Even with the proof in front of his face, there are none so blind as those that cannot see. LaVar kept feeding his own ego and went off with more declarations about one of the best players in the history of the NBA and himself.

“[Jordan] better make every shot because he can’t go around me—He] is not fast enough,” Ball said. “He can only make so many shots outside before I make every bucket under the rim—Now in a game of five-on-five, [Jordan] might do some damage, but I am going to do some damage too.”

Parents are extremely important for a child’s life, but there are some limits a father can’t trespass and LaVar is constantly and consciously doing it.

  1. Acting arrogant:

On that same interview for USA TODAY, LaVar was still greedy as ever. He even said that his plans for his three sons are to close a deal with either Nike, Adidas or Under Armour for $1 billion dollars.

“A billion dollars, it has to be there,” Ball said. “That’s our number, a billion, straight out of the gate–And you don’t even have to give it more all up front, give us $100 mil over 10 years.”

Like the case of Marv Marinovich, retired American football player and first strength and conditioning coach in NFL history. Marinovic was obsessed with fitness and health. So, he would try his methods with his child, like stretching him and giving him only fruit and vegetables when he was only a baby.

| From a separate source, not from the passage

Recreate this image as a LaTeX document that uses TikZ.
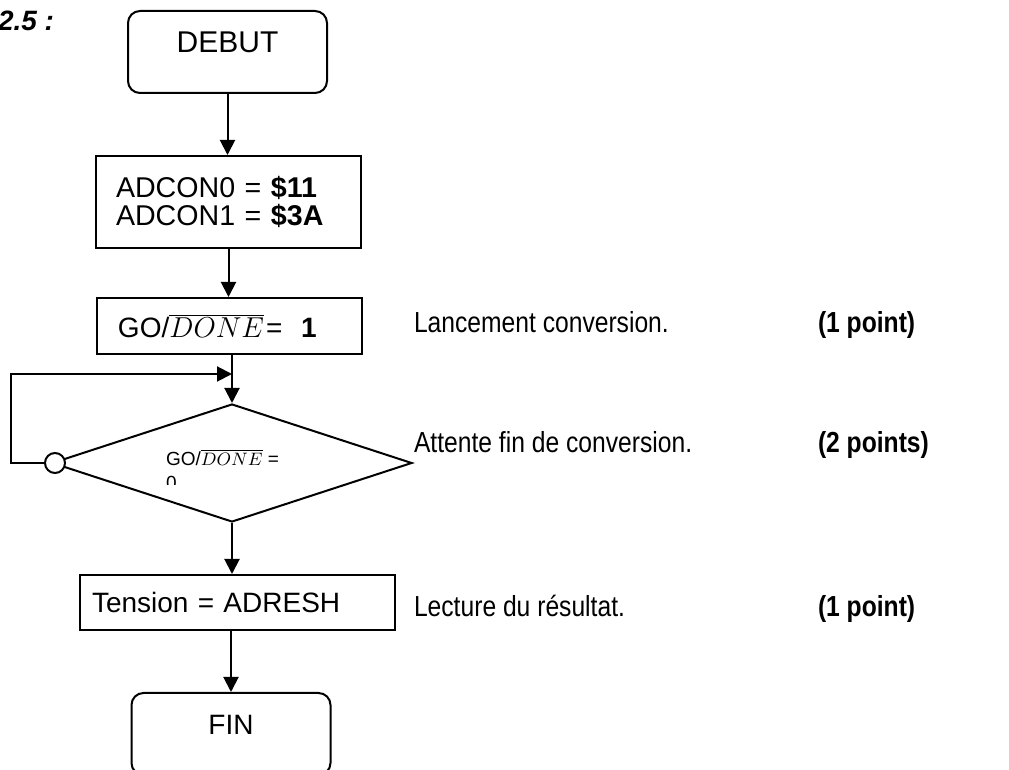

There is no doubt that Lonzo is a great basketball player and that if things keep going well, he could do important things in his career. Although, he is going to carry a heavy burden on his image because of what LaVar is doing.
What for LaVar seems to be a promoting strategy for his kid, has turned out to be the “LaVar Ball reality show.” Everybody is anxious to see what is the next thing that is going to come out of his mouth. However, Ball is not realizing that if you play with fire, you also can get burned.